[Figure scripts]
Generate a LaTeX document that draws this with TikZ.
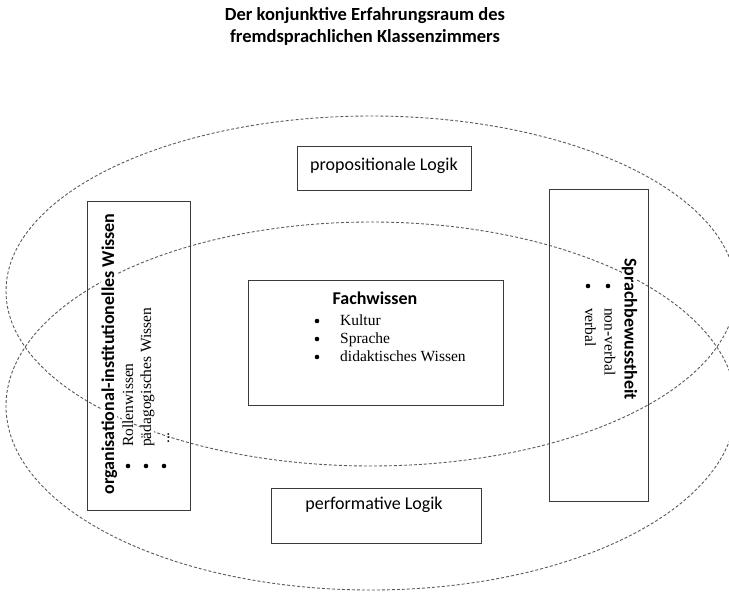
\documentclass[tikz,border=0pt]{standalone}
\usepackage{fontspec}
\setmainfont{Liberation Serif}
\newfontfamily\calib{Carlito}
\definecolor{boxgray}{HTML}{3A3A3A}
\definecolor{ellgray}{HTML}{5A5A5A}
\begin{document}
\begin{tikzpicture}[x=1pt,y=-1pt,
  box/.style={draw=boxgray, line width=1.1pt, rectangle, inner sep=0pt, anchor=north west},
  ell/.style={draw=ellgray, line width=0.9pt, dash pattern=on 3pt off 2pt},
  sanslbl/.style={font=\calib\fontsize{18}{22}\selectfont, inner sep=0pt},
  sansbold/.style={font=\calib\bfseries\fontsize{18}{22}\selectfont, inner sep=0pt},
  titlestyle/.style={font=\calib\bfseries\fontsize{18.5}{22}\selectfont, inner sep=0pt, align=center},
  itm/.style={font=\fontsize{15.5}{18}\selectfont, inner sep=0pt},
  dot/.style={circle, fill=black, inner sep=0pt, minimum size=4.6pt}
]
\useasboundingbox (0,0) rectangle (729,594);
\clip (0,0) rectangle (729,594);
\fill[white] (0,0) rectangle (729,594);

% title
\node[titlestyle, anchor=north] (title) at (365,7) {Der konjunktive Erfahrungsraum des\\fremdsprachlichen Klassenzimmers};

% ellipses
\draw[ell] (371,291) ellipse [x radius=365pt, y radius=175pt];
\draw[ell] (371,406) ellipse [x radius=365pt, y radius=184pt];

% boxes
\node[box, minimum width=174pt, minimum height=44pt] (prop) at (297,146) {};
\node[box, minimum width=255pt, minimum height=125pt] (fach) at (248,280) {};
\node[box, minimum width=210pt, minimum height=55pt] (perf) at (271,488) {};
\node[box, minimum width=103pt, minimum height=309pt] (orga) at (87,201) {};
\node[box, minimum width=99pt, minimum height=312pt] (sprach) at (549,189) {};

% texts
\node[sanslbl] (proptxt) at (384,166) {propositionale Logik};
\node[sanslbl] (perftxt) at (374,505) {performative Logik};

\node[sansbold, anchor=base] (fachtitle) at (375,304) {Fachwissen};
\node[dot] (fb1) at (317,321) {};
\node[dot] (fb2) at (317,339) {};
\node[dot] (fb3) at (317,357) {};
\node[itm, anchor=base west] (fi1) at (340,325) {Kultur};
\node[itm, anchor=base west] (fi2) at (340,343) {Sprache};
\node[itm, anchor=base west] (fi3) at (340,361) {didaktisches Wissen};

% left rotated box
\node[sansbold, rotate=90, anchor=base, fill=white] (orgtitle) at (114,354) {organisational-institutionelles Wissen};
\node[dot] (ob1) at (128,466) {};
\node[dot] (ob2) at (146,466) {};
\node[dot] (ob3) at (164,466) {};
\node[itm, rotate=90, anchor=base west, fill=white] (oi1) at (133,447) {Rollenwissen};
\node[itm, rotate=90, anchor=base west, fill=white] (oi2) at (151,447) {pädagogisches Wissen};
\node[itm, rotate=90, anchor=base west, fill=white] (oi3) at (169,444) {...};

% right rotated box
\node[sansbold, rotate=-90, anchor=base west, fill=white] (sprtitle) at (624.5,258) {Sprachbewusstheit};
\node[dot] (sb1) at (608,286) {};
\node[dot] (sb2) at (588,286) {};
\node[itm, rotate=-90, anchor=base west] (si1) at (604.5,308) {non-verbal};
\node[itm, rotate=-90, anchor=base west] (si2) at (585,308) {verbal};
\end{tikzpicture}
\end{document}
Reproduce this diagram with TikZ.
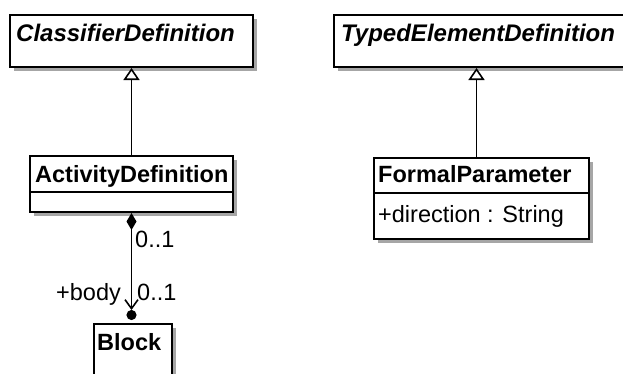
\documentclass[tikz,border=0pt]{standalone}
\usepackage{fontspec}
\setmainfont{Liberation Sans}
\usetikzlibrary{arrows.meta,shadows}
\tikzset{
  classbox/.style={draw, line width=2pt, fill=white, anchor=north west, inner sep=0pt,
    general shadow={shadow xshift=4pt, shadow yshift=-4pt, fill=black!35}},
  classname/.style={anchor=base west, inner sep=0pt, font=\fontsize{23.5}{25}\selectfont\bfseries},
  absname/.style={classname, font=\fontsize{24}{26}\selectfont\bfseries\itshape},
  attr/.style={anchor=base west, inner sep=0pt, font=\fontsize{23.5}{25}\selectfont},
  divider/.style={line width=2pt},
  gen/.style={line width=1.8pt, -{Triangle[open, length=12pt, width=16pt, line width=1.6pt]}},
  comp/.style={line width=1.8pt, {Diamond[length=17pt, width=10pt]}-{Straight Barb[length=9pt, width=13pt, line width=1.6pt] . Circle[length=10pt, sep=1pt]}}
}
\begin{document}
\begin{tikzpicture}[x=1pt, y=-1pt]
\useasboundingbox (0,0) rectangle (623,373);
\clip (0,0) rectangle (623,373);
\node[classbox, minimum width=243pt, minimum height=52pt] (cdbox) at (9,14) {};
\node[absname] (cdname) at (16,41) {ClassifierDefinition};
\node[classbox, minimum width=300pt, minimum height=52pt] (tedbox) at (333,14) {};
\node[absname] (tedname) at (341,41) {TypedElementDefinition};
%
\node[classbox, minimum width=203pt, minimum height=56pt] (adbox) at (29,155) {};
\node[classname] (adname) at (35,182) {ActivityDefinition};
\draw[divider] (29,192) -- (232,192);
\node[classbox, minimum width=215pt, minimum height=81pt] (fpbox) at (373,157) {};
\node[classname] (fpname) at (378,182) {FormalParameter};
\draw[divider] (373,193) -- (588,193);
\node[attr] (fpattr) at (378,222) {+direction : String};
\node[classbox, minimum width=78pt, minimum height=70pt] (blkbox) at (93,323) {};
\node[classname] (blkname) at (97,350) {Block};
%
\draw[gen] (adbox.north) -- (cdbox.south);
\draw[gen] ([xshift=-5pt]fpbox.north) -- ([xshift=-5pt]fpbox.north |- tedbox.south);
\draw[comp] (adbox.south) -- ([yshift=2pt]adbox.south |- blkbox.north);
\node[attr] (srcmult) at (135,247) {0..1};
\node[attr] (tgtrole) at (56,300) {+body};
\node[attr] (tgtmult) at (137,300) {0..1};
\end{tikzpicture}
\end{document}
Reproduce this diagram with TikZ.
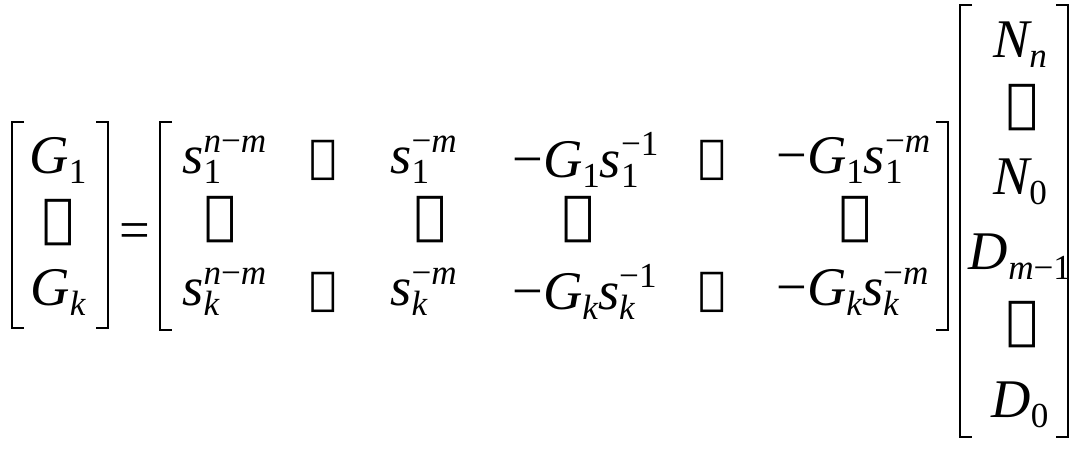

> **REQUIRED TASK**
Pictures do not belong in the copy. Repeat only the lines from the top of the records through the line containing "anchor=base west] (fi3)".

> **WRITTEN ANSWER**
Generate a LaTeX document that draws this with TikZ.
\documentclass[tikz,border=0pt]{standalone}
\usepackage{fontspec}
\setmainfont{Liberation Serif}
\newfontfamily\calib{Carlito}
\definecolor{boxgray}{HTML}{3A3A3A}
\definecolor{ellgray}{HTML}{5A5A5A}
\begin{document}
\begin{tikzpicture}[x=1pt,y=-1pt,
  box/.style={draw=boxgray, line width=1.1pt, rectangle, inner sep=0pt, anchor=north west},
  ell/.style={draw=ellgray, line width=0.9pt, dash pattern=on 3pt off 2pt},
  sanslbl/.style={font=\calib\fontsize{18}{22}\selectfont, inner sep=0pt},
  sansbold/.style={font=\calib\bfseries\fontsize{18}{22}\selectfont, inner sep=0pt},
  titlestyle/.style={font=\calib\bfseries\fontsize{18.5}{22}\selectfont, inner sep=0pt, align=center},
  itm/.style={font=\fontsize{15.5}{18}\selectfont, inner sep=0pt},
  dot/.style={circle, fill=black, inner sep=0pt, minimum size=4.6pt}
]
\useasboundingbox (0,0) rectangle (729,594);
\clip (0,0) rectangle (729,594);
\fill[white] (0,0) rectangle (729,594);

% title
\node[titlestyle, anchor=north] (title) at (365,7) {Der konjunktive Erfahrungsraum des\\fremdsprachlichen Klassenzimmers};

% ellipses
\draw[ell] (371,291) ellipse [x radius=365pt, y radius=175pt];
\draw[ell] (371,406) ellipse [x radius=365pt, y radius=184pt];

% boxes
\node[box, minimum width=174pt, minimum height=44pt] (prop) at (297,146) {};
\node[box, minimum width=255pt, minimum height=125pt] (fach) at (248,280) {};
\node[box, minimum width=210pt, minimum height=55pt] (perf) at (271,488) {};
\node[box, minimum width=103pt, minimum height=309pt] (orga) at (87,201) {};
\node[box, minimum width=99pt, minimum height=312pt] (sprach) at (549,189) {};

% texts
\node[sanslbl] (proptxt) at (384,166) {propositionale Logik};
\node[sanslbl] (perftxt) at (374,505) {performative Logik};

\node[sansbold, anchor=base] (fachtitle) at (375,304) {Fachwissen};
\node[dot] (fb1) at (317,321) {};
\node[dot] (fb2) at (317,339) {};
\node[dot] (fb3) at (317,357) {};
\node[itm, anchor=base west] (fi1) at (340,325) {Kultur};
\node[itm, anchor=base west] (fi2) at (340,343) {Sprache};
\node[itm, anchor=base west] (fi3) at (340,361) {didaktisches Wissen};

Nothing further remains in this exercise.